Launched to coincide with Speech Pathology Week 25-31 August, the N1 Practice in Research Training Package is designed to provide allied health professionals such as speech pathologists, and educators who work with people with developmental disability, with a systematic way of working with their clients in order to increase research understanding and improve patient outcomes.
The training package assists with this by helping allied health professionals and educators to evaluate their clients’ outcomes by using single case experimental designs (also known as N1 designs).
“The aim is for these clinicians to better understand the findings of clinical research and learn from what other clinicians already know,” says study leader Dr David Trembath from Griffith’s School of Rehabilitation Sciences. “Therefore the training package is designed to help clinicians think of each of their patients as a single research study. Users will be taken through a set of online modules - universal to all disciplines - which they can work through at their own pace.”
As part of the next planned phase of the initiative, Dr Trembath said the team will then be encouraging clinicians to share their findings with an online research community setting.

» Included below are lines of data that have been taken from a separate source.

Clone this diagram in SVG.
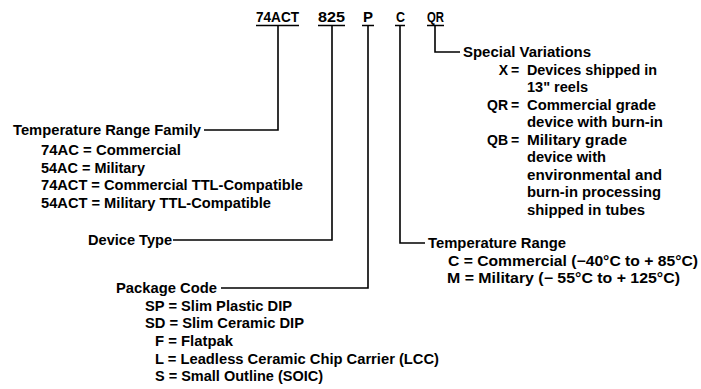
<svg xmlns="http://www.w3.org/2000/svg" width="701" height="389" viewBox="0 0 701 389">
<style>
text{font-family:"Liberation Sans",Arial,sans-serif;font-weight:bold;font-size:14px;fill:#000}
.eq{text-anchor:middle}
.lb{text-anchor:end}
.ln{stroke:#000;stroke-width:1.6;fill:none}
</style>
<rect width="701" height="389" fill="#fff"/>
<g id="connectors">
<path class="ln" d="M256 25.5H299M278 25.5V130H204"/>
<path class="ln" d="M318 25.5H345M332 25.5V240H173"/>
<path class="ln" d="M362 25.5H374M368 25.5V288H221"/>
<path class="ln" d="M395 25.5H405M400 25.5V243H425"/>
<path class="ln" d="M427 25.5H444M435 25.5V52H460"/>
</g>
<g id="code">
<text x="256" y="22" textLength="43" lengthAdjust="spacingAndGlyphs">74ACT</text>
<text x="318" y="22" textLength="27" lengthAdjust="spacingAndGlyphs">825</text>
<text x="363" y="22" textLength="10" lengthAdjust="spacingAndGlyphs">P</text>
<text x="396" y="22" textLength="9" lengthAdjust="spacingAndGlyphs">C</text>
<text x="427" y="22" textLength="17" lengthAdjust="spacingAndGlyphs">QR</text>
</g>
<g id="family">
<text x="13" y="135" textLength="188" lengthAdjust="spacingAndGlyphs">Temperature Range Family</text>
<text x="41" y="155" textLength="140" lengthAdjust="spacingAndGlyphs">74AC = Commercial</text>
<text x="41" y="172.5" textLength="104" lengthAdjust="spacingAndGlyphs">54AC = Military</text>
<text x="41" y="190" textLength="262" lengthAdjust="spacingAndGlyphs">74ACT = Commercial TTL-Compatible</text>
<text x="41" y="207.5" textLength="230" lengthAdjust="spacingAndGlyphs">54ACT = Military TTL-Compatible</text>
</g>
<g id="device-type">
<text x="88" y="245" textLength="84" lengthAdjust="spacingAndGlyphs">Device Type</text>
</g>
<g id="package">
<text x="116" y="293" textLength="101" lengthAdjust="spacingAndGlyphs">Package Code</text>
<text x="145" y="311" textLength="147" lengthAdjust="spacingAndGlyphs">SP = Slim Plastic DIP</text>
<text x="145" y="328" textLength="159" lengthAdjust="spacingAndGlyphs">SD = Slim Ceramic DIP</text>
<text x="155" y="346" textLength="78" lengthAdjust="spacingAndGlyphs">F = Flatpak</text>
<text x="155" y="363.5" textLength="284" lengthAdjust="spacingAndGlyphs">L = Leadless Ceramic Chip Carrier (LCC)</text>
<text x="155" y="381" textLength="168" lengthAdjust="spacingAndGlyphs">S = Small Outline (SOIC)</text>
</g>
<g id="temp-range">
<text x="428" y="248" textLength="138" lengthAdjust="spacingAndGlyphs">Temperature Range</text>
<text x="448" y="265.5" textLength="250" lengthAdjust="spacingAndGlyphs">C = Commercial (−40°C to + 85°C)</text>
<text x="447" y="283" textLength="233" lengthAdjust="spacingAndGlyphs">M = Military (− 55°C to + 125°C)</text>
</g>
<g id="special">
<text x="463" y="57" textLength="128" lengthAdjust="spacingAndGlyphs">Special Variations</text>
<text class="lb" x="508" y="74.5">X</text>
<text class="eq" x="515" y="74.5">=</text>
<text x="527" y="74.5" textLength="130" lengthAdjust="spacingAndGlyphs">Devices shipped in</text>
<text x="527" y="92" textLength="61" lengthAdjust="spacingAndGlyphs">13" reels</text>
<text class="lb" x="508" y="109.5">QR</text>
<text class="eq" x="515" y="109.5">=</text>
<text x="527" y="109.5" textLength="129" lengthAdjust="spacingAndGlyphs">Commercial grade</text>
<text x="527" y="127" textLength="136" lengthAdjust="spacingAndGlyphs">device with burn-in</text>
<text class="lb" x="508" y="144.5">QB</text>
<text class="eq" x="515" y="144.5">=</text>
<text x="527" y="144.5" textLength="100" lengthAdjust="spacingAndGlyphs">Military grade</text>
<text x="527" y="162" textLength="79" lengthAdjust="spacingAndGlyphs">device with</text>
<text x="527" y="179.5" textLength="135" lengthAdjust="spacingAndGlyphs">environmental and</text>
<text x="527" y="197" textLength="134" lengthAdjust="spacingAndGlyphs">burn-in processing</text>
<text x="527" y="214.5" textLength="118" lengthAdjust="spacingAndGlyphs">shipped in tubes</text>
</g>
</svg>
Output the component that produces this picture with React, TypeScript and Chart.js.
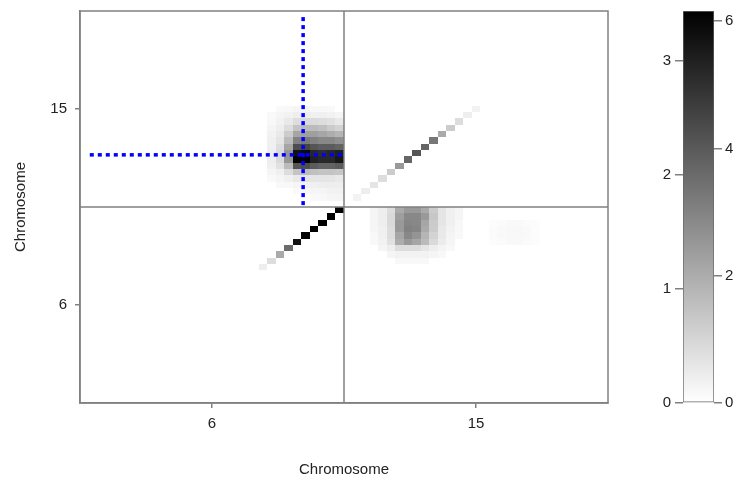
import React, { useEffect, useRef } from 'react';
import { Chart, registerables } from 'chart.js';
Chart.register(...registerables);

// ---------------- data ----------------
const chromosomes = ['6', '15'];
const binsPerChromosome = 31;
const axisTitle = 'Chromosome';

const colorbarLeftTicks = [0, 1, 2, 3];
const colorbarRightTicks = [0, 2, 4, 6];
const colorbarLeftMax = 3.44;
const colorbarRightMax = 6.16;

// chr6 x chr6 diagonal, bins 21..30
const chr6DiagonalStartBin = 21;
const chr6DiagonalValues = [0.23, 0.46, 1.15, 2.0, 3.2, 3.44, 3.44, 3.44, 3.44, 3.44];

// chr15 x chr15 diagonal, bins 1..15
const chr15DiagonalStartBin = 1;
const chr15DiagonalValues = [0.17, 0.23, 0.35, 0.46, 0.69, 1.38, 2.06, 2.29, 2.06, 1.83, 1.15, 0.69, 0.46, 0.23, 0.17];

// x = chr6 bins 22..30, y = chr15 bins 15 (top row) down to 1
const chr6Chr15XStartBin = 22;
const chr6Chr15YTopBin = 15;
const chr6Chr15Values = [
  [0, 0.08, 0.1, 0.13, 0.13, 0.1, 0.1, 0.08, 0],
  [0.08, 0.13, 0.17, 0.23, 0.23, 0.2, 0.2, 0.17, 0.13],
  [0.1, 0.17, 0.3, 0.46, 0.5, 0.5, 0.46, 0.4, 0.3],
  [0.13, 0.23, 0.46, 0.8, 0.92, 0.92, 0.85, 0.7, 0.6],
  [0.17, 0.3, 0.69, 1.2, 1.3, 1.3, 1.2, 1.1, 1.0],
  [0.2, 0.35, 0.92, 1.7, 1.8, 1.7, 1.6, 1.6, 1.5],
  [0.2, 0.46, 1.2, 2.4, 2.5, 2.3, 2.2, 2.2, 2.1],
  [0.23, 0.5, 1.4, 3.2, 3.3, 2.9, 2.8, 2.9, 3.0],
  [0.23, 0.5, 1.4, 3.4, 3.44, 3.0, 2.9, 2.9, 3.1],
  [0.2, 0.4, 0.9, 2.3, 2.4, 2.2, 2.1, 2.1, 2.2],
  [0.13, 0.2, 0.46, 0.8, 0.9, 0.85, 0.8, 0.8, 0.75],
  [0.08, 0.13, 0.2, 0.3, 0.35, 0.35, 0.35, 0.35, 0.3],
  [0, 0.08, 0.1, 0.13, 0.17, 0.2, 0.23, 0.23, 0.23],
  [0, 0, 0, 0.08, 0.1, 0.13, 0.13, 0.17, 0.17],
  [0, 0, 0, 0, 0, 0.08, 0.1, 0.13, 0.13],
];

// x = chr15 bins 3..13, y = chr6 bins 30 (top row) down to 22
const chr15Chr6XStartBin = 3;
const chr15Chr6YTopBin = 30;
const chr15Chr6Values = [
  [0.13, 0.23, 0.46, 1.15, 1.38, 1.38, 1.15, 0.69, 0.35, 0.2, 0.13],
  [0.13, 0.23, 0.5, 1.3, 1.6, 1.6, 1.38, 0.75, 0.35, 0.2, 0.13],
  [0.13, 0.23, 0.5, 1.38, 1.65, 1.6, 1.2, 0.7, 0.35, 0.2, 0.1],
  [0.13, 0.2, 0.46, 1.38, 1.7, 1.65, 1.15, 0.69, 0.3, 0.17, 0.1],
  [0.1, 0.2, 0.46, 1.2, 1.6, 1.45, 1.0, 0.6, 0.3, 0.15, 0.1],
  [0.1, 0.17, 0.4, 1.1, 1.38, 1.2, 0.92, 0.5, 0.25, 0.13, 0],
  [0, 0.13, 0.23, 0.46, 0.46, 0.46, 0.35, 0.23, 0.15, 0.1, 0],
  [0, 0, 0.13, 0.17, 0.17, 0.17, 0.17, 0.13, 0.1, 0, 0],
  [0, 0, 0, 0.1, 0.1, 0.1, 0.1, 0, 0, 0, 0],
];

// faint patch: x = chr15 bins 17..22, y = chr6 bins 28 down to 25
const chr15Chr6FaintXStartBin = 17;
const chr15Chr6FaintYTopBin = 28;
const chr15Chr6FaintValues = [
  [0.04, 0.06, 0.08, 0.08, 0.06, 0.04],
  [0.06, 0.08, 0.1, 0.1, 0.08, 0.04],
  [0.06, 0.08, 0.1, 0.1, 0.08, 0.04],
  [0.04, 0.06, 0.08, 0.08, 0.06, 0.04],
];

// crosshair (global bin coordinates)
const crosshairVertical = [
  { x: 26.2, y: 31.3 },
  { x: 26.2, y: 61.1 },
];
const crosshairHorizontal = [
  { x: 1.15, y: 39.25 },
  { x: 30.9, y: 39.25 },
];

// ---------------- helpers ----------------
type Cell = { x: number; y: number; v: number };

function buildCells(): Cell[] {
  const cells: Cell[] = [];
  const off6 = 0;
  const off15 = binsPerChromosome;
  chr6DiagonalValues.forEach((v, i) => {
    const b = off6 + chr6DiagonalStartBin + i;
    cells.push({ x: b, y: b, v });
  });
  chr15DiagonalValues.forEach((v, i) => {
    const b = off15 + chr15DiagonalStartBin + i;
    cells.push({ x: b, y: b, v });
  });
  const addBlock = (vals: number[][], xOff: number, xStart: number, yOff: number, yTop: number) => {
    vals.forEach((row, r) => {
      row.forEach((v, c) => {
        if (v > 0) cells.push({ x: xOff + xStart + c, y: yOff + yTop - r, v });
      });
    });
  };
  addBlock(chr6Chr15Values, off6, chr6Chr15XStartBin, off15, chr6Chr15YTopBin);
  addBlock(chr15Chr6Values, off15, chr15Chr6XStartBin, off6, chr15Chr6YTopBin);
  addBlock(chr15Chr6FaintValues, off15, chr15Chr6FaintXStartBin, off6, chr15Chr6FaintYTopBin);
  return cells;
}

function grayFor(v: number): string {
  const t = Math.max(0, Math.min(1, v / colorbarLeftMax));
  const g = Math.round(255 * (1 - t));
  return `rgb(${g},${g},${g})`;
}

const FONT = { family: '"Liberation Sans", Arial, sans-serif', size: 15 };
const TEXT = '#222';
const LINE = '#808080';

const heatmapPlugin = {
  id: 'heatmapCells',
  beforeDatasetsDraw(chart: any) {
    const { ctx, chartArea, scales } = chart;
    const xs = scales.x;
    const ys = scales.y;
    ctx.save();
    for (const c of buildCells()) {
      const x0 = Math.round(xs.getPixelForValue(c.x));
      const x1 = Math.round(xs.getPixelForValue(c.x + 1));
      const y0 = Math.round(ys.getPixelForValue(c.y + 1));
      const y1 = Math.round(ys.getPixelForValue(c.y));
      ctx.fillStyle = grayFor(c.v);
      ctx.fillRect(x0, y0, x1 - x0, y1 - y0);
    }
    ctx.strokeStyle = LINE;
    ctx.lineWidth = 1.5;
    const xd = xs.getPixelForValue(binsPerChromosome);
    const yd = ys.getPixelForValue(binsPerChromosome);
    ctx.beginPath();
    ctx.moveTo(xd, chartArea.top);
    ctx.lineTo(xd, chartArea.bottom);
    ctx.moveTo(chartArea.left, yd);
    ctx.lineTo(chartArea.right, yd);
    ctx.stroke();
    ctx.strokeRect(chartArea.left, chartArea.top, chartArea.right - chartArea.left, chartArea.bottom - chartArea.top);
    ctx.restore();
  },
};

const total = binsPerChromosome * chromosomes.length;
const chromTicks = () => chromosomes.map((_, i) => ({ value: i * binsPerChromosome + binsPerChromosome / 2 }));
const chromLabel = (v: any) => chromosomes[Math.floor(Number(v) / binsPerChromosome)] ?? '';

const fitVertical = (width: number) => (s: any) => {
  s.width = width;
  s.paddingTop = 0;
  s.paddingBottom = 0;
};

export default function App() {
  const mainRef = useRef<HTMLCanvasElement>(null);
  const barRef = useRef<HTMLCanvasElement>(null);

  useEffect(() => {
    const lineDs = (data: any) => ({
      data,
      showLine: true,
      borderColor: '#0000ff',
      borderWidth: 3.5,
      borderDash: [4, 4],
      borderCapStyle: 'butt',
      pointRadius: 0,
      fill: false,
    });
    const main = new Chart(mainRef.current!, {
      type: 'scatter',
      data: { datasets: [lineDs(crosshairVertical), lineDs(crosshairHorizontal)] as any },
      options: {
        animation: false,
        responsive: false,
        maintainAspectRatio: false,
        layout: { padding: { top: 11, right: 32, left: 0, bottom: 0 } },
        plugins: { legend: { display: false }, tooltip: { enabled: false } },
        scales: {
          x: {
            type: 'linear',
            min: 0,
            max: total,
            afterBuildTicks: (s: any) => { s.ticks = chromTicks(); },
            afterFit: (s: any) => { s.height = 76; s.paddingLeft = 0; s.paddingRight = 0; },
            ticks: { callback: chromLabel, font: FONT, color: TEXT, padding: 7, maxRotation: 0, autoSkip: false },
            grid: { drawOnChartArea: false, drawTicks: true, tickLength: 5, color: LINE, lineWidth: 1.5 },
            border: { display: true, color: LINE, width: 1.5 },
            title: { display: true, text: axisTitle, font: FONT, color: TEXT, padding: { top: 0, bottom: 0 } },
          },
          y: {
            type: 'linear',
            min: 0,
            max: total,
            afterBuildTicks: (s: any) => { s.ticks = chromTicks(); },
            afterFit: fitVertical(80),
            ticks: { callback: chromLabel, font: FONT, color: TEXT, padding: 8, autoSkip: false },
            grid: { drawOnChartArea: false, drawTicks: true, tickLength: 5, color: LINE, lineWidth: 1.5 },
            border: { display: true, color: LINE, width: 1.5 },
            title: { display: true, text: axisTitle, font: FONT, color: TEXT, padding: { top: 12, bottom: 0 } },
          },
        },
      } as any,
      plugins: [heatmapPlugin],
    });

    const bar = new Chart(barRef.current!, {
      type: 'bar',
      data: {
        labels: [''],
        datasets: [
          {
            data: [colorbarLeftMax],
            yAxisID: 'y',
            barPercentage: 1,
            categoryPercentage: 1,
            borderColor: '#666',
            borderWidth: 1,
            borderSkipped: false,
            backgroundColor: (c: any) => {
              const area = c.chart.chartArea;
              if (!area) return '#888';
              const g = c.chart.ctx.createLinearGradient(0, area.bottom, 0, area.top);
              g.addColorStop(0, '#ffffff');
              g.addColorStop(1, '#000000');
              return g;
            },
          },
        ],
      },
      options: {
        animation: false,
        responsive: false,
        maintainAspectRatio: false,
        layout: { padding: { top: 11, bottom: 76, left: 0, right: 0 } },
        plugins: { legend: { display: false }, tooltip: { enabled: false } },
        scales: {
          x: { display: false },
          y: {
            position: 'left',
            min: 0,
            max: colorbarLeftMax,
            afterBuildTicks: (s: any) => { s.ticks = colorbarLeftTicks.map((v) => ({ value: v })); },
            afterFit: fitVertical(43),
            ticks: { font: FONT, color: TEXT, padding: 4 },
            grid: { drawOnChartArea: false, drawTicks: true, tickLength: 8, color: LINE, lineWidth: 1.5 },
            border: { display: false },
          },
          y2: {
            position: 'right',
            min: 0,
            max: colorbarRightMax,
            afterBuildTicks: (s: any) => { s.ticks = colorbarRightTicks.map((v) => ({ value: v })); },
            afterFit: fitVertical(23),
            ticks: { font: FONT, color: TEXT, padding: 3 },
            grid: { drawOnChartArea: false, drawTicks: true, tickLength: 8, color: LINE, lineWidth: 1.5 },
            border: { display: false },
          },
        },
      } as any,
    });

    return () => {
      main.destroy();
      bar.destroy();
    };
  }, []);

  return (
    <div style={{ position: 'absolute', left: 0, top: 0, width: 737, height: 479, background: '#fff' }}>
      <canvas ref={mainRef} width={640} height={479} style={{ position: 'absolute', left: 0, top: 0, width: 640, height: 479 }} />
      <canvas ref={barRef} width={97} height={479} style={{ position: 'absolute', left: 640, top: 0, width: 97, height: 479 }} />
    </div>
  );
}
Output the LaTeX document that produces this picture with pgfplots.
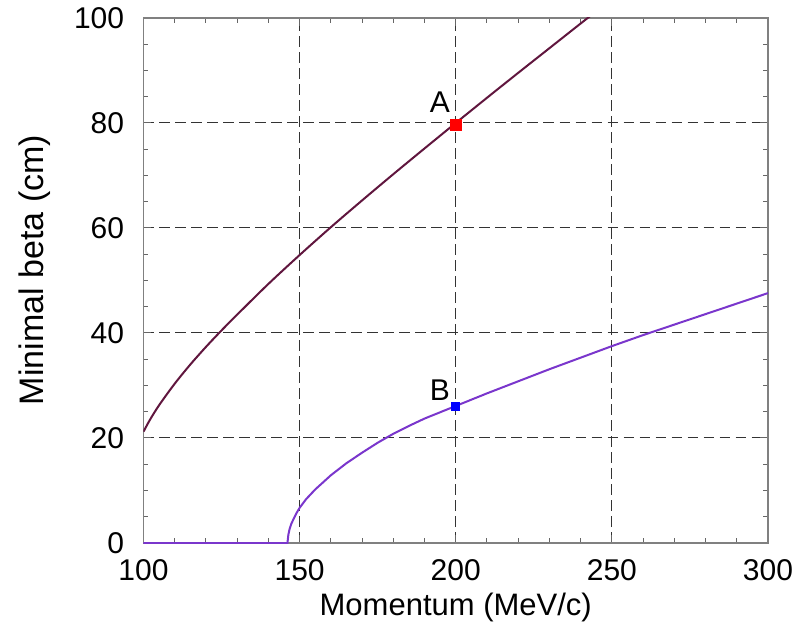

“It is hoped that clinicians will be able to benefit from this shared community, in order that they can enhance their overall research understanding within their particular discipline. This then contributes to providing higher quality services for patients.”
Dr Trembath said that pilot studies of the research have already reaped positive results.
“Talking with the 80 allied health professionals and educators who have participated so far, we’ve found that after just 90 minutes of using the system, they have reported increased knowledge, confidence and skills in using single case designs in everyday practice.”